CycleGAN solves this problem by learning to change images from one style to another without needing matching pairs. It understands the features of the new style and transforms the original images accordingly. This makes it useful for tasks like changing seasons in photos, turning one animal into another or converting pictures into paintings. In this article we will see more about CycleGAN and its core concepts.
- The process starts with an input image(x) and Generator G translates it to the target domain like turning a photo into a painting. Then generator F takes this transformed image and maps it back to the original domain helps in reconstructing an image close to the input.
- The model measures the difference between the original and reconstructed images using a loss function like mean squared error. This cycle consistency loss helps the network to learn meaningful, reversible mappings between the two domains.

Architecture of CycleGAN
1. Generators: Create new images in the target style.
CycleGAN has two generators G and F:
- G transforms images from domain X like photos to domain Y like artwork.
- F transforms images from domain Y back to domain X.
The generator mapping functions are as follows:
\begin{array}{l} G : X \rightarrow Y \\ F : Y \rightarrow X \end{array}
where X is the input image distribution and Y is the desired output distribution such as Van Gogh styles.
2. Discriminators: Decide if images are real (from dataset) or fake (generated).
There are two discriminators Dₓ and Dᵧ.
- Dₓ distinguishes between real images from X and generated images from F(y).
- Dᵧ distinguishes between real images from Y and generated images from G(x).
To further regularize the mappings the CycleGAN uses two more loss function in addition to adversarial loss.
1. Forward Cycle Consistency Loss: Ensures that when we apply G and then F to an image we get back the original image
For example: .x --> G(x) -->F(G(x)) \approx x

2. Backward Cycle Consistency Loss: Ensures that when we apply F and then G to an image we get back the original image.
For example: x \xrightarrow{G} G(x) \xrightarrow{F} F(G(x)) \approx x


Generator Architecture
Each CycleGAN generator has three main sections:
- Encoder: The input image is passed through three convolution layers which extract features and compress the image while increasing the number of channels. For example a 256×256×3 image is reduced to 64×64×256 after this step.
- Transformer: The encoded image is processed through 6 or 9 residual blocks depending on the input size which helps retain important image details.
- Decoder: The transformed image is up-sampled using two deconvolution layers and restoring it to its original size.
Generator Structure:
c7s1-64 → d128 → d256 → R256 (×6 or 9) → u128 → u64 → c7s1-3
- c7s1-k: 7×7 convolution layer with k filters.
- dk: 3×3 convolution with stride 2 (down-sampling).
- Rk: Residual block with two 3×3 convolutions.
- uk: Fractional-stride deconvolution (up-sampling).

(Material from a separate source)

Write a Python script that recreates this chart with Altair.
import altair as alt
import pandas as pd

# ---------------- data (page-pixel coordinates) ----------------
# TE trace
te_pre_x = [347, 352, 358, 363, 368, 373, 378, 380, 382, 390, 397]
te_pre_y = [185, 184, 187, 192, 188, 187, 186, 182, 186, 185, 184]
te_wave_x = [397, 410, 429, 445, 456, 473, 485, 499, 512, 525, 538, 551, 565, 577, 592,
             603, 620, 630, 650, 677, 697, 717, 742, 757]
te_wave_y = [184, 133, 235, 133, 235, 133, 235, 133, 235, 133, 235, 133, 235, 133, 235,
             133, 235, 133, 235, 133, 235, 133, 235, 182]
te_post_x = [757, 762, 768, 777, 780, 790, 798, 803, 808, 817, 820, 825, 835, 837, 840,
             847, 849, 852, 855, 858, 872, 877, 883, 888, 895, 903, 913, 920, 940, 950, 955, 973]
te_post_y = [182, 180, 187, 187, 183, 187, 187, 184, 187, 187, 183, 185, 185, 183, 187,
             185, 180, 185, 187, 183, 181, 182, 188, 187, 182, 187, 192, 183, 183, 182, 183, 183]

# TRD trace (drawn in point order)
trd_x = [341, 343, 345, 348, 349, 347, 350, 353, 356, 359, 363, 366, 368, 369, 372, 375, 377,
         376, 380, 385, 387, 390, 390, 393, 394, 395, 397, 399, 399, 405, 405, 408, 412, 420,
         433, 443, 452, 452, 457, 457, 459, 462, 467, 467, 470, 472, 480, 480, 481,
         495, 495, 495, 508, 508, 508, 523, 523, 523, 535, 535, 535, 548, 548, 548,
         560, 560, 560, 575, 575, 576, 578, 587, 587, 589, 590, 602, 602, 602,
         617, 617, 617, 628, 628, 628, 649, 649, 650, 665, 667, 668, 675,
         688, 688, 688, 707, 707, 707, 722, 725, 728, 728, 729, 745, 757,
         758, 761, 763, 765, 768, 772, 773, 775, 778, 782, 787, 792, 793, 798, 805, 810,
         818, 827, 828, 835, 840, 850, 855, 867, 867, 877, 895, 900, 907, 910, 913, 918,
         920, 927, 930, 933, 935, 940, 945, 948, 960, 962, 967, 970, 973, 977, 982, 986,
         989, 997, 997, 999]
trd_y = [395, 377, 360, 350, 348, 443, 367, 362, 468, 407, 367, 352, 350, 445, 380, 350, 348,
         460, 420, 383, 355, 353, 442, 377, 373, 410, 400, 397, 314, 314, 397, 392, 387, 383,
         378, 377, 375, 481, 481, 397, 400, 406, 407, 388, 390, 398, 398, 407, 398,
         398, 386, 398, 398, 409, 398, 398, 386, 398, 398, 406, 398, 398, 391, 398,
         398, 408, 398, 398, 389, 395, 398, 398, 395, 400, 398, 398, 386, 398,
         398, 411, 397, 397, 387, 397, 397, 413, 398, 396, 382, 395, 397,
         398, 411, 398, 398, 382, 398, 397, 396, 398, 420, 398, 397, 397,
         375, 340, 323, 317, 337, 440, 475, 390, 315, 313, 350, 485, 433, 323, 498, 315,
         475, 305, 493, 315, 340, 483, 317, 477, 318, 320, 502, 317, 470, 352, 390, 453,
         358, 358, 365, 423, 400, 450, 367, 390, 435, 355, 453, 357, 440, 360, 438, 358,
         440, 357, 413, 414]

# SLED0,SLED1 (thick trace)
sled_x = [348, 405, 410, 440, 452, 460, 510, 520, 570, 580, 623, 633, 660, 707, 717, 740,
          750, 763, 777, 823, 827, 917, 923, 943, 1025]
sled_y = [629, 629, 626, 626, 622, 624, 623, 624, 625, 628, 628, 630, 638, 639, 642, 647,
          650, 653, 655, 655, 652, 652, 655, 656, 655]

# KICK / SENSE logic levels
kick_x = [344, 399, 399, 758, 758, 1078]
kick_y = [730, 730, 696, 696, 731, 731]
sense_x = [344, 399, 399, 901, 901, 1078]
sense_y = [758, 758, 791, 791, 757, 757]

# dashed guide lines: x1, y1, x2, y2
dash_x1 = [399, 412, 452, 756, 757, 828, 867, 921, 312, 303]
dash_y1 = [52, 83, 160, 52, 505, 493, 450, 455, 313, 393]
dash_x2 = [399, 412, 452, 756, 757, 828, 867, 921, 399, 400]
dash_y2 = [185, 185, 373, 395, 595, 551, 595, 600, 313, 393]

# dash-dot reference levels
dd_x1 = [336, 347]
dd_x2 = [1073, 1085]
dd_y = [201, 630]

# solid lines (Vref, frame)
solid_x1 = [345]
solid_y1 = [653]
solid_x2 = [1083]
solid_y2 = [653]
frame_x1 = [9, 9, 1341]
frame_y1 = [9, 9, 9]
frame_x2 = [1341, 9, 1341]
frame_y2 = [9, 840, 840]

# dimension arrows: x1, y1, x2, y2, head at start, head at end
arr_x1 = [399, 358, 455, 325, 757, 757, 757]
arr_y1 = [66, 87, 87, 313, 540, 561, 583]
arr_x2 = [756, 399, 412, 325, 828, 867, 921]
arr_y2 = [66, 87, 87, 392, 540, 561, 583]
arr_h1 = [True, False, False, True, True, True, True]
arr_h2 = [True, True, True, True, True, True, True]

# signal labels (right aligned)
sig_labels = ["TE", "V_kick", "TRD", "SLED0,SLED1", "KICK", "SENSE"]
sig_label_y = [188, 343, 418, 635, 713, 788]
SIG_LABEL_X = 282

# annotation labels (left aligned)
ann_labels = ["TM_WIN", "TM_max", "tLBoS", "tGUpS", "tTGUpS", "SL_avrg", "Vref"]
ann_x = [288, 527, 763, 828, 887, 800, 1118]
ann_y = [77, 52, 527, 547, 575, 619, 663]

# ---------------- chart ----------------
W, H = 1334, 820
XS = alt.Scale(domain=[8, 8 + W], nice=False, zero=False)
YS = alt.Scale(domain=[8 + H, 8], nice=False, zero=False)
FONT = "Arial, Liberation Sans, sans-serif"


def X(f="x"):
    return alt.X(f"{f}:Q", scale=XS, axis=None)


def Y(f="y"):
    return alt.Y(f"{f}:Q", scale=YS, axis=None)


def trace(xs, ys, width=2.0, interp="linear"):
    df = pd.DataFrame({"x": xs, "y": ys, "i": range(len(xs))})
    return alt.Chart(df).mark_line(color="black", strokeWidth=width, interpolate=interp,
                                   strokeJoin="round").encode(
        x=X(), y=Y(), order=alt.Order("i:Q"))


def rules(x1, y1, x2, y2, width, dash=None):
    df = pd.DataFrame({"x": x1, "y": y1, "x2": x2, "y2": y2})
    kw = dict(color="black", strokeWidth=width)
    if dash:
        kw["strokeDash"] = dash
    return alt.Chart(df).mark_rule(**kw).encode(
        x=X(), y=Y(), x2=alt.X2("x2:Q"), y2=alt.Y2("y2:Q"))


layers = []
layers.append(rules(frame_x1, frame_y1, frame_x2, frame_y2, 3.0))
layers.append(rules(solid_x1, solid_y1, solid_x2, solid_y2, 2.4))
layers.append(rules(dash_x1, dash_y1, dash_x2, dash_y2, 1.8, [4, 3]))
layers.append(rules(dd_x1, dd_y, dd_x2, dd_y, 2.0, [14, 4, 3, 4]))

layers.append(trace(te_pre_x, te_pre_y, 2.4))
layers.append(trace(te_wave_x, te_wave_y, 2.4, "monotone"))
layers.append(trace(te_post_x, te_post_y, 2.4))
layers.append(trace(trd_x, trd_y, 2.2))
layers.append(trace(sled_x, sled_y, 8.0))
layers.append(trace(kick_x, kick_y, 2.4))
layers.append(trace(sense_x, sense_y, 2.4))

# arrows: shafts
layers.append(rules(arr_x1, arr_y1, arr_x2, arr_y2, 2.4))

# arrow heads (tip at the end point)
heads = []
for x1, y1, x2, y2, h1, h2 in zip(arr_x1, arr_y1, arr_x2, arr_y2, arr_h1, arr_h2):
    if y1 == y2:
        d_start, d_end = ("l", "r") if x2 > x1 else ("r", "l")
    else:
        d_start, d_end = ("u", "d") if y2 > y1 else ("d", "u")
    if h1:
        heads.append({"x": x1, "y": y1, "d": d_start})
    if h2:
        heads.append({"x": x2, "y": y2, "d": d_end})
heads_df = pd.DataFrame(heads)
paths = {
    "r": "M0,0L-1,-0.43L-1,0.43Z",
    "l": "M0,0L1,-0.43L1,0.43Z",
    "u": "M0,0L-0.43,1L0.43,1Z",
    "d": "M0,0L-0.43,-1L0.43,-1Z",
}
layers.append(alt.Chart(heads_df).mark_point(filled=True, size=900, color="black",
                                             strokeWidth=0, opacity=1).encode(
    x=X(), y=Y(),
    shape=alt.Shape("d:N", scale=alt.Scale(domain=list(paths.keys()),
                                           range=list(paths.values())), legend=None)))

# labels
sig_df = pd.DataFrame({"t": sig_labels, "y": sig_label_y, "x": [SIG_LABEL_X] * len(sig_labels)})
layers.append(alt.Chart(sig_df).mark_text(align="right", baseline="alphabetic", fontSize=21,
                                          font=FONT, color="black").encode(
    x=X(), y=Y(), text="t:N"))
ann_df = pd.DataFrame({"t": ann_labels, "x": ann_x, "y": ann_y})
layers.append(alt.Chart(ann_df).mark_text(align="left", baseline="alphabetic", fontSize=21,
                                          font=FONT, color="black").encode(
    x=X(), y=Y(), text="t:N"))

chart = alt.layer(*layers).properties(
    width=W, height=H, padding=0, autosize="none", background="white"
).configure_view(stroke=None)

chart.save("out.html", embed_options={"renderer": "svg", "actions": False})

Discriminator Architecture (PatchGAN)
In CycleGAN the discriminator uses a PatchGAN instead of a regular GAN discriminator.
- A regular GAN discriminator looks at the entire image (e.g 256×256 pixels) and outputs a single score that says whether the whole image is real or fake.
- PatchGAN breaks the image into smaller patches (e.g 70×70 patches). It outputs a grid (like 70×70 values) where each value judges if the corresponding patch is real or fake.
This lets PatchGAN focus on local details such as textures and small patterns rather than the whole image at once it helps in improving the quality of generated images.
Discriminator Structure:
C64 → C128 → C256 → C512 → Final Convolution
- Ck: 4×4 convolution with k filters, InstanceNorm and LeakyReLU except the first layer.
- The final layer produces a 1×1 output and marking real vs. fake patches.

Cost Function in CycleGAN
CycleGAN uses a cost function or loss function to help the training process. The cost function is made up of several parts:
- Adversarial Loss: We apply adversarial loss to both our mappings of generators and discriminators. This adversary loss is written as :
Loss_{advers}\left ( G, D_y, X, Y \right ) =\frac{1}{m}\sum \left ( 1 - D_y\left ( G\left ( x \right ) \right ) \right )^{2}
Loss_{advers}\left ( F, D_x, Y, X \right ) =\frac{1}{m}\sum \left ( 1 - D_x\left ( F\left ( y \right ) \right ) \right )^{2}
- Cycle Consistency Loss: Given a random set of images adversarial network can map the set of input image to random permutation of images in the output domain which may induce the output distribution similar to target distribution. Thus adversarial mapping cannot guarantee the input xi to yi . For this to happen we proposed that process should be cycle-consistent. This loss function used in Cycle GAN to measure the error rate of inverse mapping G(x) -> F(G(x)). The behavior induced by this loss function cause closely matching the real input (x) and F(G(x))
Loss_{cyc}\left ( G, F, X, Y \right ) =\frac{1}{m}\left [ \left ( F\left ( G\left ( x_i \right ) \right )-x_i \right ) +\left ( G\left ( F\left ( y_i \right ) \right )-y_i \right ) \right ]
The Cost function we used is the sum of adversarial loss and cyclic consistent loss:
L\left ( G, F, D_x, D_y \right ) = L_{advers}\left (G, D_y, X, Y \right ) + L_{advers}\left (F, D_x, Y, X \right ) + \lambda L_{cycl}\left ( G, F, X, Y \right )
and our aim is :
arg \underset{G, F}{min}\underset{D_x, D_y}{max}L\left ( G, F, D_x, D_y \right )
Applications of CycleGAN in Image Translation
1. Collection Style Transfer: CycleGAN can learn to mimic the style of entire collections of artworks like Van Gogh, Monet or Cezanne rather than just transferring the style of a single image. Therefore it can generate different styles such as : Van Gogh, Cezanne, Monet and Ukiyo-e. This capability makes CycleGAN particularly useful for generating diverse artwork.
Style Transfer Results
Comparison of different Style Transfer Results2. Object Transformation: CycleGAN can transform objects between different classes, such as turning zebras into horses, apples into oranges or vice versa. This is especially useful for creative industries and content generation.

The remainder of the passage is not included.